Journée mondiale Alzheimer : déremboursement des médicaments. Quelles solutions pour une meilleure prise en charge des malades ? réponses du Dr Thierry Bautrant sur l’EHPAD de demain.

A l’heure où les personnels des établissements d’hébergement de personnes âgées dépendantes (EHPAD) dénoncent leurs conditions de travail et les conséquences sur les patients ; à l’heure du déremboursement des médicaments anti-Alzheimer, quelles solutions existe-t-il ? Le Dr Thierry Bautrant, médecin psychiatre spécialisé en géronto-psychiatrie, spécialiste des troubles du comportement dans la maladie d’Alzheimer, Directeur d’EHPAD nous livre des pistes de réflexion sur l’EHPAD de demain.

En tant que Directeur d’EHPAD, quels principaux problèmes rencontrez-vous au quotidien ?


De plus en plus de personnes âgées (les plus de 60 ans devraient représenter 28 % de la population en 2025), vivent plus longtemps et mieux. Mais lorsqu’ils viennent en maison de retraite, en moyenne à 85 ans, c’est souvent avec une dépendance physique très forte ou une détérioration cognitive importante. Dans les EHPAD, il y a environ 70% de malades Alzheimer, lesquels présentent, dans environ 96%, des cas des troubles du comportement qui peuvent devenir très invalidants (opposition, fugue, agressivité, agitation, violence verbale ou physique). Les soignants sont en première ligne et subissent ces troubles au quotidien (lors des toilettes matinales, au moment des repas, des changes, du coucher). Ces troubles, qui arrivent souvent de manière très violente, sont la principale cause de l’épuisement du personnel en EHPAD.

 

Comment y remédier ? Quelles solutions mettre en place ?
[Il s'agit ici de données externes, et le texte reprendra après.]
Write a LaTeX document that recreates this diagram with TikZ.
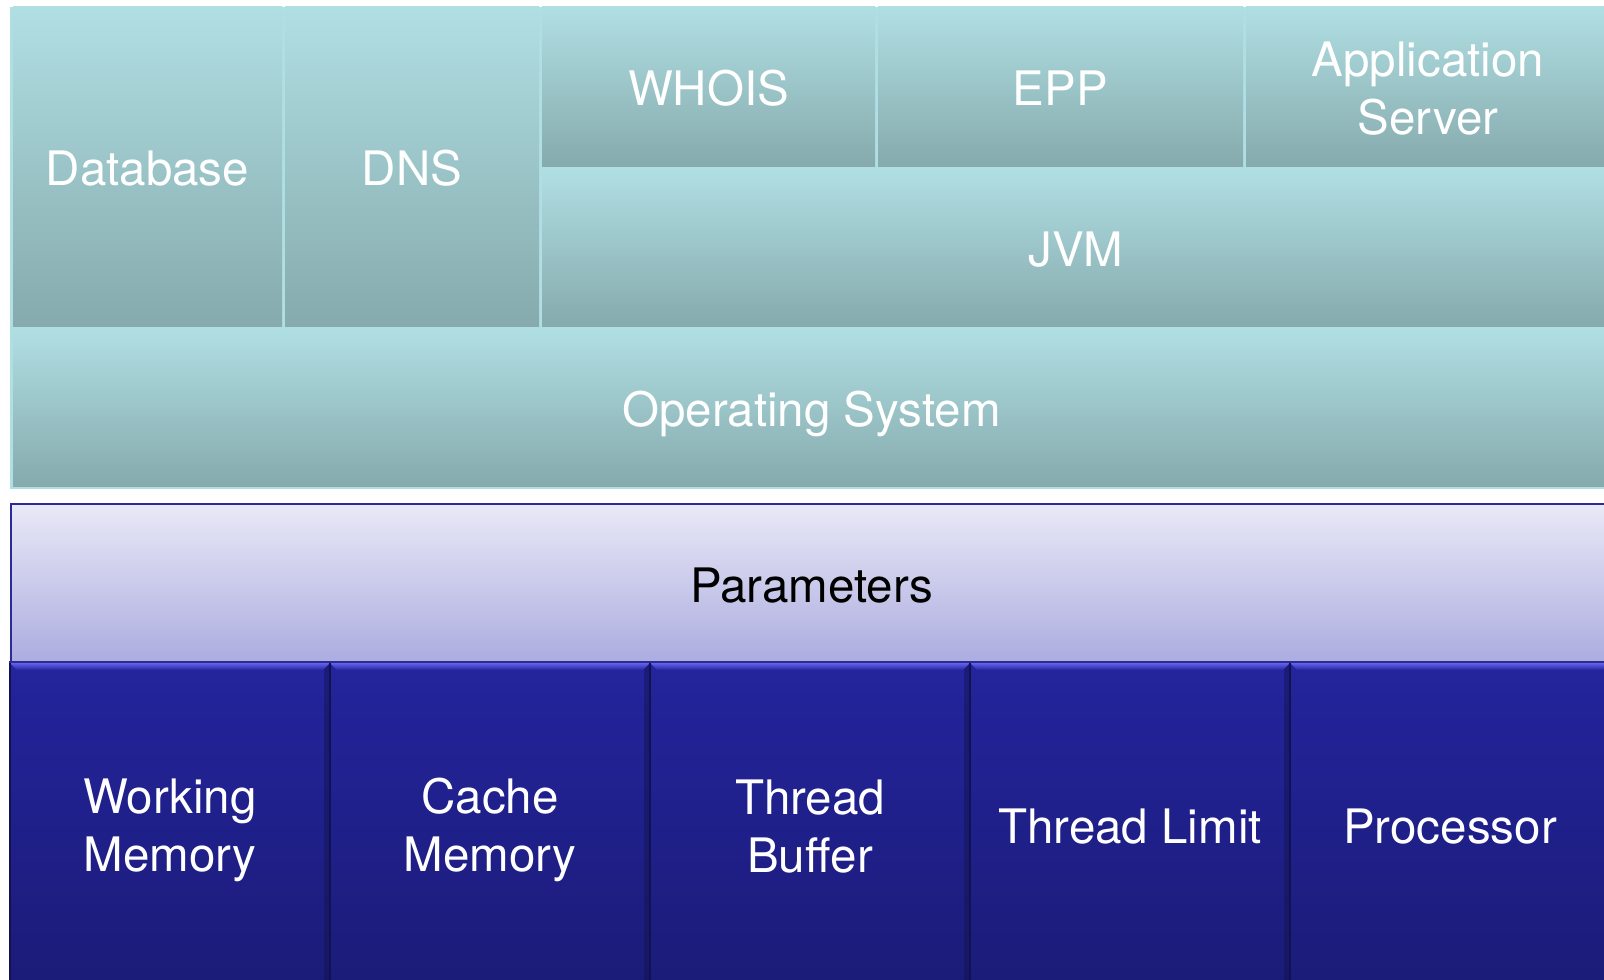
\documentclass[tikz,border=0pt]{standalone}
\usepackage{fontspec}
\setmainfont{TeX Gyre Heros}
\definecolor{tealtop}{RGB}{176,223,227}
\definecolor{tealbot}{RGB}{134,170,173}
\definecolor{partop}{RGB}{233,233,247}
\definecolor{parbot}{RGB}{172,172,224}
\definecolor{parline}{RGB}{43,43,150}
\definecolor{bluetop}{RGB}{36,36,157}
\definecolor{bluebot}{RGB}{27,27,120}
\definecolor{bevtop}{RGB}{98,98,236}
\definecolor{bluedark}{RGB}{18,18,80}
\begin{document}
\begin{tikzpicture}[x=0.5pt,y=-0.5pt,
  lbl/.style={font=\fontsize{23.75pt}{29pt}\selectfont, align=center, inner sep=0pt, outer sep=0pt, anchor=north west, text depth=0pt},
  teal/.style={lbl, text=white, top color=tealtop, bottom color=tealbot, text height=19.3pt},
  param/.style={lbl, text=black, top color=partop, bottom color=parbot, draw=parline, line width=1pt, text height=19pt},
  hw/.style={lbl, text=white, top color=bluetop, bottom color=bluebot, minimum width=160pt, minimum height=162pt, text height=18pt},
  twoline/.style={text height=48.3pt},
]
\useasboundingbox (0,0) rectangle (1604,979);
\fill[white] (0,0) rectangle (1604,979);
\begin{scope}
\clip (0,0) rectangle (1604,979);
% software stack container
\fill[tealtop] (10,7) rectangle (1612,489);
\node[teal, minimum width=134.5pt, minimum height=159.5pt] (db) at (13,7) {Database};
\node[teal, minimum width=127pt, minimum height=159.5pt] (dns) at (285,7) {DNS};
\node[teal, minimum width=166.5pt, minimum height=79.5pt] (whois) at (542,7) {WHOIS};
\node[teal, minimum width=182.5pt, minimum height=79.5pt] (epp) at (878,7) {EPP};
\node[teal, twoline, minimum width=182pt, minimum height=79.5pt] (app) at (1246,7) {Application\\Server};
\node[teal, minimum width=534pt, minimum height=79pt] (jvm) at (542,168) {JVM};
\node[teal, minimum width=798.5pt, minimum height=79pt] (os) at (13,328) {Operating System};
% parameters
\node[param, minimum width=800.5pt, minimum height=79pt] (par) at (11,504) {Parameters};
% hardware blocks
\node[hw, text height=46.05pt] (wm) at (10,663) {Working\\Memory};
\node[hw, text height=46.05pt] (cm) at (330,663) {Cache\\Memory};
\node[hw, text height=47pt] (tb) at (650,663) {Thread\\Buffer};
\node[hw] (tl) at (970,663) {Thread Limit};
\node[hw] (pr) at (1290,663) {Processor};
\foreach \n in {wm,cm,tb,tl,pr}{
  \shade[top color=bevtop, bottom color=bluetop]
    (\n.north west) -- (\n.north east) -- ([xshift=-3.5pt,yshift=-3.5pt]\n.north east)
    -- ([xshift=3.5pt,yshift=-3.5pt]\n.north west) -- cycle;
  \fill[bluedark, opacity=0.45]
    (\n.north east) -- ([xshift=-3pt,yshift=-3pt]\n.north east)
    -- ([xshift=-3pt]\n.south east) -- (\n.south east) -- cycle;
  \draw[bluedark, line width=0.8pt] (\n.north west) -- (\n.south west);
}
\draw[parline, line width=1pt] (9,662) -- (par.south east);
\end{scope}
\end{tikzpicture}
\end{document}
Doubler le nombre de soignants ? Idéalement il faudrait 60 équivalents temps plein pour 100 patients ! Ce n’est apparemment pas possible, le budget serait trop important pour un tel effectif. Mais il existe déjà d’autres solutions : les Thérapies Non Médicamenteuses Personnalisées, dont les principales sont la réminiscence thérapie (thérapie par le souvenir), la réorientation thérapie (aménagement de l’environnement du patient) ou encore la technique de Montessori(étude des capacités restantes de la personne) et il y en a bien d’autres…Ces thérapies non médicamenteuses sont bienveillantes et bien traitantes envers les malades et surtout dépourvues d’effets secondaires. Elles peuvent simplifier la vie des aidants et des soignants si elles sont personnalisées et adaptées aux troubles du malade. Elles peuvent également retarder l’entrée du malade en institution car elles favorisent le ralentissement de la perte d’autonomie.
 

Quelles sont les bénéfices ?

La baisse de ces troubles du comportement bien sûr (et surtout de l’opposition aux soins), une prescription de psychotropes plus restreinte, une mise en sens du travail des soignants avec une meilleure connaissance du résident (risques psycho-sociaux), une meilleure implication des familles, et un projet de vie individuel respecté. C’est donc une réponse adaptée à un des risques majeurs en EHPAD : les troubles perturbateurs des résidents. Et cela permet aux soignants d’éviter une souffrance au travail. Elles sont l’une des solutions de l’EHPAD de demain, et permettent une meilleure prise en charge des patients dans le cadre du déremboursement des médicaments anti-Alzheimer.
 

Comment mettre ce système en place ?

Ces méthodes ont déjà été développées dans plusieurs EHPAD en PACA, dont le « Le Domaine de la Source » que je dirige à Roquefort La Bédoule, où elles ont démontré leur efficacité : prescriptions médicamenteuses réduites jusqu’à 50%, amélioration des interactions entre les professionnels soignants et les résidents, bien-être et respect de l’intégrité du résident malade. Nous cherchons actuellement avec l’ARS à les généraliser dans tous les établissements en France.
 
L’ARS vient de lancer l’expérimentation sur les PASA de nuit dont vous êtes le pilote, en quoi cela consiste-t-il ?
Il s’agit de mettre en place un environnement et une prise en charge propices au sommeil et au lever du résident, pour diminuer les 3 troubles les plus fréquents la nuit (le cri, l’opposition, la déambulation), favoriser le sommeil et le retour en chambre ; Pour cela, nous renforçons les repères spatiaux temporaux avec variation de la lumière, modulation de la musique, changements d’habits des soignants de nuit, mise en place d’horloges et nous utilisons des TnMP adaptées à chaque situation et au projet personnalisé de chaque résident . C’est une première en France qui a lieu pour le moment dans 21 EHPAD. Ils font l’objet d’une expérimentation qui va durer 2 ans.